▶ _RAW DATA_
■ ■ ■ ■ ■

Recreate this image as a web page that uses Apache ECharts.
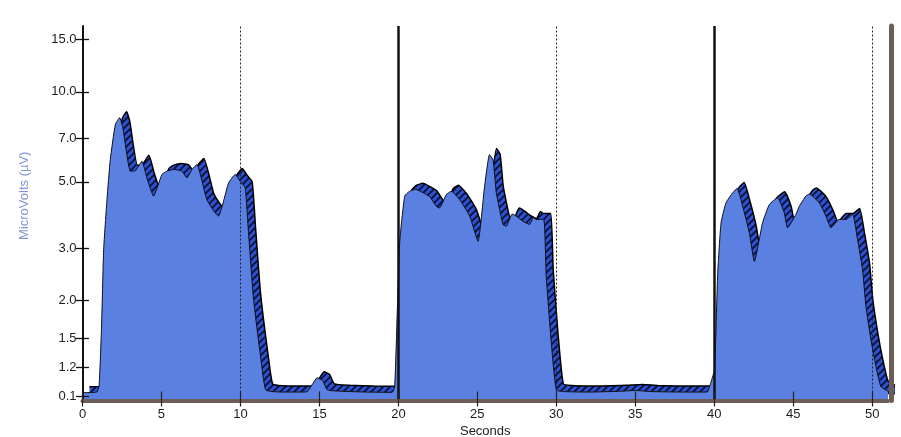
<!DOCTYPE html>
<html>
<head>
<meta charset="utf-8">
<script src="https://cdn.jsdelivr.net/npm/echarts@6/dist/echarts.min.js"></script>
<style>
  html, body { margin: 0; padding: 0; background: #fff; }
  #chart { width: 901px; height: 437px; }
</style>
</head>
<body>
<div id="chart"></div>
<script>
// 数据
var timeSec = [0, 0.9, 1.05, 1.2, 1.34, 1.55, 1.76, 2.08, 2.35, 2.55, 3.03, 3.35, 3.76, 4.1, 4.5, 5.03, 5.34, 5.8, 6.29, 6.61,
    6.93, 7.24, 7.87, 8.3, 8.61, 9.25, 9.67, 9.98, 10.3, 10.51, 10.83, 11.35, 11.6, 12.2, 13.5, 14.2, 14.6, 14.85, 15.2, 15.5,
    16.5, 18.0, 19.6, 19.77, 20.08, 20.4, 20.71, 21.1, 21.56, 22.0, 22.4, 22.61, 23.03, 23.35, 23.88, 24.51, 25.04, 25.46, 25.77, 26.0,
    26.2, 26.62, 26.83, 27.2, 27.46, 27.88, 28.3, 28.55, 28.73, 29.2, 29.36, 29.68, 30.0, 30.5, 32.0, 34.0, 35.0, 36.0, 38.0, 39.55,
    39.7, 40.01, 40.22, 40.43, 40.74, 41.17, 41.45, 41.8, 42.22, 42.54, 43.06, 43.49, 44.01, 44.43, 44.64, 45.17, 45.38, 45.8, 46.02, 46.65,
    47.07, 47.39, 47.91, 48.33, 48.76, 49.07, 49.39, 49.6, 49.92, 50.23, 50.55, 50.86, 51.0];
var microVolts = [0.25, 0.27, 0.5, 1.6, 2.97, 4.36, 5.94, 7.78, 8.2, 7.6, 5.43, 5.45, 5.86, 5.1, 4.48, 5.29, 5.43, 5.5, 5.43, 5.16,
    5.5, 5.71, 4.36, 4.0, 3.84, 4.96, 5.29, 5.02, 4.77, 3.38, 2.02, 1.21, 0.35, 0.28, 0.27, 0.28, 0.6, 0.8, 0.7, 0.35,
    0.3, 0.27, 0.26, 0.47, 3.12, 4.48, 4.65, 4.72, 4.6, 4.45, 4.14, 4.09, 4.53, 4.65, 4.36, 3.84, 3.16, 4.84, 6.17, 5.9,
    4.6, 3.6, 3.55, 3.9, 3.84, 3.69, 3.6, 3.8, 3.74, 3.74, 2.42, 1.45, 0.35, 0.29, 0.27, 0.3, 0.33, 0.29, 0.27, 0.27,
    0.47, 1.1, 2.48, 3.65, 4.25, 4.6, 4.75, 4.14, 3.38, 2.71, 3.65, 4.2, 4.42, 3.94, 3.51, 3.89, 4.14, 4.48, 4.55, 4.25,
    3.84, 3.51, 3.74, 3.74, 3.89, 3.21, 2.54, 1.92, 1.48, 1.21, 0.47, 0.35, 0.3];
var yTicks = [0.1, 1.2, 1.5, 2.0, 3.0, 5.0, 7.0, 10.0, 15.0];
var xTicks = [0, 5, 10, 15, 20, 25, 30, 35, 40, 45, 50];
var dottedAt = [10, 30, 50];
var solidAt = [20, 40];

// 纵轴刻度：1.2以上为对数，以下压缩成一小段
function toAxis(v) {
    var base = Math.log10(1.2);
    if (v >= 1.2) return Math.log10(v);
    return base - (1.2 - v) / 1.1 * 0.0994;
}
function yLabel(val) {
    for (var i = 0; i < yTicks.length; i++) {
        if (Math.abs(toAxis(yTicks[i]) - val) < 1e-6) return yTicks[i].toFixed(1);
    }
    return '';
}

var seriesData = [];
for (var i = 0; i < timeSec.length; i++) {
    seriesData.push([timeSec[i], toAxis(microVolts[i])]);
}

var yMin = -0.033, yMax = 1.2206;
var xMin = 0, xMax = 51;
var yTickPos = yTicks.map(toAxis);

// 立体边的斜纹
var pc = document.createElement('canvas');
pc.width = 7; pc.height = 7;
var pctx = pc.getContext('2d');
pctx.fillStyle = '#2c50d4';
pctx.fillRect(0, 0, 7, 7);
pctx.strokeStyle = '#0b0f2a';
pctx.lineWidth = 1.6;
pctx.beginPath();
pctx.moveTo(0, 7); pctx.lineTo(7, 0);
pctx.moveTo(-1, 1); pctx.lineTo(1, -1);
pctx.moveTo(6, 8); pctx.lineTo(8, 6);
pctx.stroke();

var labelFont = {fontFamily: 'Liberation Sans, Arial', fontSize: 13, color: '#1c1c1c'};

var markData = [];
dottedAt.forEach(function (x) {
    markData.push({xAxis: x, lineStyle: {type: [2, 2], width: 1, color: '#222'}});
});
solidAt.forEach(function (x) {
    markData.push({xAxis: x, lineStyle: {type: 'solid', width: 2.5, color: '#111'}});
});

var chart = echarts.init(document.getElementById('chart'));
var option = {
    animation: false,
    grid: [
        {left: 82.5, right: 13, top: 26, bottom: 36.5, outerBoundsMode: 'none'},
        {left: 89.5, right: 6, top: 20, bottom: 42.5, outerBoundsMode: 'none'}
    ],
    xAxis: [
        {
            type: 'value', gridIndex: 0, position: 'bottom', min: xMin, max: xMax, z: 10,
            name: 'Seconds', nameLocation: 'middle', nameGap: 20,
            nameTextStyle: labelFont,
            axisLine: {onZero: false, lineStyle: {color: '#6d5d57', width: 4}},
            axisTick: {customValues: xTicks, length: 6, lineStyle: {color: '#222', width: 1.2}},
            axisLabel: Object.assign({customValues: xTicks, margin: 7}, labelFont),
            splitLine: {show: false}
        },
        {
            type: 'value', gridIndex: 0, position: 'bottom', min: xMin, max: xMax, z: 10,
            axisLine: {show: false, onZero: false},
            axisTick: {customValues: xTicks, inside: true, length: 9, lineStyle: {color: '#222', width: 1.2}},
            axisLabel: {show: false},
            splitLine: {show: false}
        },
        {
            type: 'value', gridIndex: 1, min: xMin, max: xMax, show: false
        }
    ],
    yAxis: [
        {
            type: 'value', gridIndex: 0, position: 'left', min: yMin, max: yMax, z: 10,
            name: 'MicroVolts (\u00b5V)', nameLocation: 'middle', nameGap: 52,
            nameTextStyle: {fontFamily: 'Liberation Sans, Arial', fontSize: 13, color: '#8396d6', padding: [0, 0, 0, 35]},
            axisLine: {show: true, onZero: false, lineStyle: {color: '#111', width: 2}},
            axisTick: {customValues: yTickPos, length: 6.5, lineStyle: {color: '#111', width: 1.3}},
            axisLabel: Object.assign({customValues: yTickPos, margin: 6, formatter: yLabel}, labelFont),
            splitLine: {show: false}
        },
        {
            type: 'value', gridIndex: 0, position: 'left', min: yMin, max: yMax, z: 10,
            axisLine: {show: false, onZero: false},
            axisTick: {customValues: yTickPos, inside: true, length: 6.5, lineStyle: {color: '#111', width: 1.3}},
            axisLabel: {show: false},
            splitLine: {show: false}
        },
        {
            type: 'value', gridIndex: 0, position: 'right', offset: 3, min: yMin, max: yMax, z: 10,
            axisLine: {show: true, onZero: false, lineStyle: {color: '#6d5d57', width: 5}},
            axisTick: {show: false},
            axisLabel: {show: false},
            splitLine: {show: false}
        },
        {
            type: 'value', gridIndex: 1, min: yMin, max: yMax, show: false
        }
    ],
    series: [
        {
            // 后面的立体边
            type: 'line', xAxisIndex: 2, yAxisIndex: 3,
            data: seriesData, showSymbol: false, smooth: 0.15,
            lineStyle: {color: '#000', width: 1.5},
            areaStyle: {color: {image: pc, repeat: 'repeat'}, opacity: 1, origin: 'start'},
            z: 1
        },
        {
            type: 'line', xAxisIndex: 0, yAxisIndex: 0,
            data: seriesData, showSymbol: false, smooth: 0.15,
            lineStyle: {color: '#111', width: 1},
            areaStyle: {color: '#5a80e2', opacity: 1, origin: 'start'},
            markLine: {symbol: 'none', silent: true, label: {show: false}, data: markData},
            z: 2
        }
    ]
};
chart.setOption(option);
</script>
</body>
</html>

■ ■ ■ ■ ■

▶ _WHAT YOU NEED TO DO_
Search the data above for lines holding "image" and copy each of them.

▶ _TASK RESULT_
Recreate this image as a web page that uses Apache ECharts.
            areaStyle: {color: {image: pc, repeat: 'repeat'}, opacity: 1, origin: 'start'},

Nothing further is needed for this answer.